Last year’s Nest Hub placed the Google Assistant at the centre of the connected home, integrating a voice-activated speaker and display into a single device. It brought together disparate smart home services from competing companies – lightbulbs, locks, cameras and thermostats – into one easy to use dashboard, so you could control your house from your kitchen and pretend you were piloting a two-bedroom starship. 

Where it lagged behind the competition (namely Amazon’s Echo Show) was in Google’s decision not to include a camera, a design choice made to allay privacy concerns around a gadget that would often be pointed right at your bed.

As the name implies, the Nest Hub Max is a bigger version of the previous Nest Hub, ten inches rather than seven and with a louder pair of stereo speakers, but the chief upgrade here is the addition of a camera. This is used for more than just making and receiving video calls. The Nest Hub Max can recognise the faces of different family members as they walk past the device, to display things like personal reminders, upcoming flights, potential delays to a commute and calendar appointments all without having to touch or say anything.

When it’s not in use the Nest Hub Max becomes a photo frame, displaying an intelligently curated selection of your most recent pictures

The Nest Hub Max can function as a home security camera,  using your phone’s GPS to determine when you’re out of the house and alerting you whenever it detects motion. The camera enables some basic gesture controls too, allowing you to pause and resume podcasts, videos and music by raising your hand. Gestures are most useful in the kitchen, when your hands are covered in all manner of gunk and it might be rude or inconvenient to use your voice.

Read more: Google Nest Hub review: The touchscreen-equipped smart speaker is a dashboard for your connected home

The wide-angle camera also tracks you during video calls, so you can move around the room and always be in frame.

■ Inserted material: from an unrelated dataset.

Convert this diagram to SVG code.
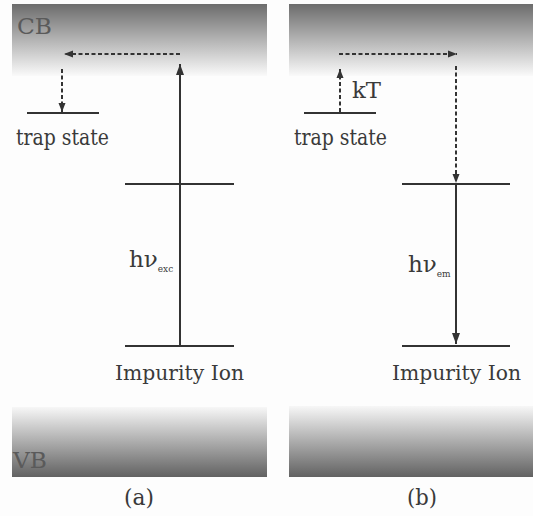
<svg xmlns="http://www.w3.org/2000/svg" width="533" height="516" viewBox="0 0 533 516">
<defs>
<linearGradient id="cbGrad" x1="0" y1="0" x2="0" y2="1">
<stop offset="0" stop-color="#6c6c6c"/>
<stop offset="0.5" stop-color="#b4b4b4"/>
<stop offset="1" stop-color="#fafafa"/>
</linearGradient>
<linearGradient id="vbGrad" x1="0" y1="0" x2="0" y2="1">
<stop offset="0" stop-color="#f7f7f7"/>
<stop offset="0.5" stop-color="#acacac"/>
<stop offset="1" stop-color="#626262"/>
</linearGradient>
<marker id="solidHead" markerUnits="userSpaceOnUse" markerWidth="12" markerHeight="12" viewBox="0 0 12 12" refX="11" refY="6" orient="auto">
<path d="M0,2 L11,6 L0,10 Z" fill="#333"/>
</marker>
<marker id="dashHead" markerUnits="userSpaceOnUse" markerWidth="10" markerHeight="10" viewBox="0 0 10 10" refX="9" refY="5" orient="auto">
<path d="M0,1.5 L9,5 L0,8.5 Z" fill="#333"/>
</marker>
</defs>
<style>
.level{stroke:#333;stroke-width:2.2;fill:none}
.solid{stroke:#333;stroke-width:2;fill:none;marker-end:url(#solidHead)}
.dash{stroke:#333;stroke-width:2;fill:none;stroke-dasharray:4 2.5;marker-end:url(#dashHead)}
.lbl{font-family:"DejaVu Serif",serif;font-size:23px;fill:#3a3a3a}
.ion{font-size:21px}
.band{font-family:"DejaVu Serif",serif;font-size:23px;fill:#5a5a5a}
.sub{font-size:9px}
</style>
<rect x="0" y="0" width="533" height="516" fill="#fdfdfd"/>

<g id="panel-a-bands">
<rect x="12" y="4" width="255" height="72" fill="url(#cbGrad)"/>
<rect x="12" y="407" width="255" height="70" fill="url(#vbGrad)"/>
<text class="band" x="17" y="34" textLength="35" lengthAdjust="spacingAndGlyphs">CB</text>
<text class="band" x="13" y="468" textLength="34" lengthAdjust="spacingAndGlyphs">VB</text>
</g>
<g id="panel-b-bands">
<rect x="289" y="4" width="244" height="72" fill="url(#cbGrad)"/>
<rect x="289" y="406" width="244" height="71" fill="url(#vbGrad)"/>
</g>

<g id="a-trap">
<line class="level" x1="27" y1="113" x2="99" y2="113"/>
<text class="lbl" x="16" y="145" textLength="93" lengthAdjust="spacingAndGlyphs">trap state</text>
</g>
<g id="a-upper">
<line class="level" x1="125" y1="184" x2="234" y2="184"/>
</g>
<g id="a-lower">
<line class="level" x1="125" y1="346" x2="234" y2="346"/>
<text class="lbl ion" x="115" y="380" textLength="129" lengthAdjust="spacingAndGlyphs">Impurity Ion</text>
</g>
<g id="b-trap">
<line class="level" x1="304" y1="113" x2="376" y2="113"/>
<text class="lbl" x="294" y="145" textLength="93" lengthAdjust="spacingAndGlyphs">trap state</text>
</g>
<g id="b-upper">
<line class="level" x1="402" y1="184" x2="510" y2="184"/>
</g>
<g id="b-lower">
<line class="level" x1="402" y1="346" x2="510" y2="346"/>
<text class="lbl ion" x="392" y="380" textLength="129" lengthAdjust="spacingAndGlyphs">Impurity Ion</text>
</g>

<g id="connectors">
<line class="solid" x1="180" y1="346" x2="180" y2="64"/>
<line class="dash" x1="180" y1="54" x2="64" y2="54"/>
<line class="dash" x1="62" y1="69" x2="62" y2="112"/>
<line class="dash" x1="340" y1="112" x2="340" y2="69"/>
<line class="dash" x1="339" y1="54" x2="457" y2="54"/>
<line class="dash" x1="456" y1="66" x2="456" y2="183"/>
<line class="solid" x1="456" y1="184" x2="456" y2="344"/>
</g>

<g id="labels">
<text class="lbl" x="129" y="267">hν<tspan class="sub" dy="5">exc</tspan></text>
<text class="lbl" x="352" y="98" textLength="29" lengthAdjust="spacingAndGlyphs">kT</text>
<text class="lbl" x="408" y="272">hν<tspan class="sub" dy="5">em</tspan></text>
<text class="lbl" x="139" y="505" text-anchor="middle" textLength="30" lengthAdjust="spacingAndGlyphs">(a)</text>
<text class="lbl" x="422" y="505" text-anchor="middle" textLength="30" lengthAdjust="spacingAndGlyphs">(b)</text>
</g>
</svg>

And for those still concerned about privacy, a switch on the back of the screen cuts power to the camera and mic.

When it’s not in use the Nest Hub Max becomes a photo frame, displaying an intelligently curated selection of your most recent pictures from Google Photos. A sensor in the frame detects ambient light levels, and subtly adjusts the display to make your photos look as though they’re printed on paper rather than on screen. It’s a convincing effect, and a thoughtful way to keep pictures of friends, family and past adventures in rotation.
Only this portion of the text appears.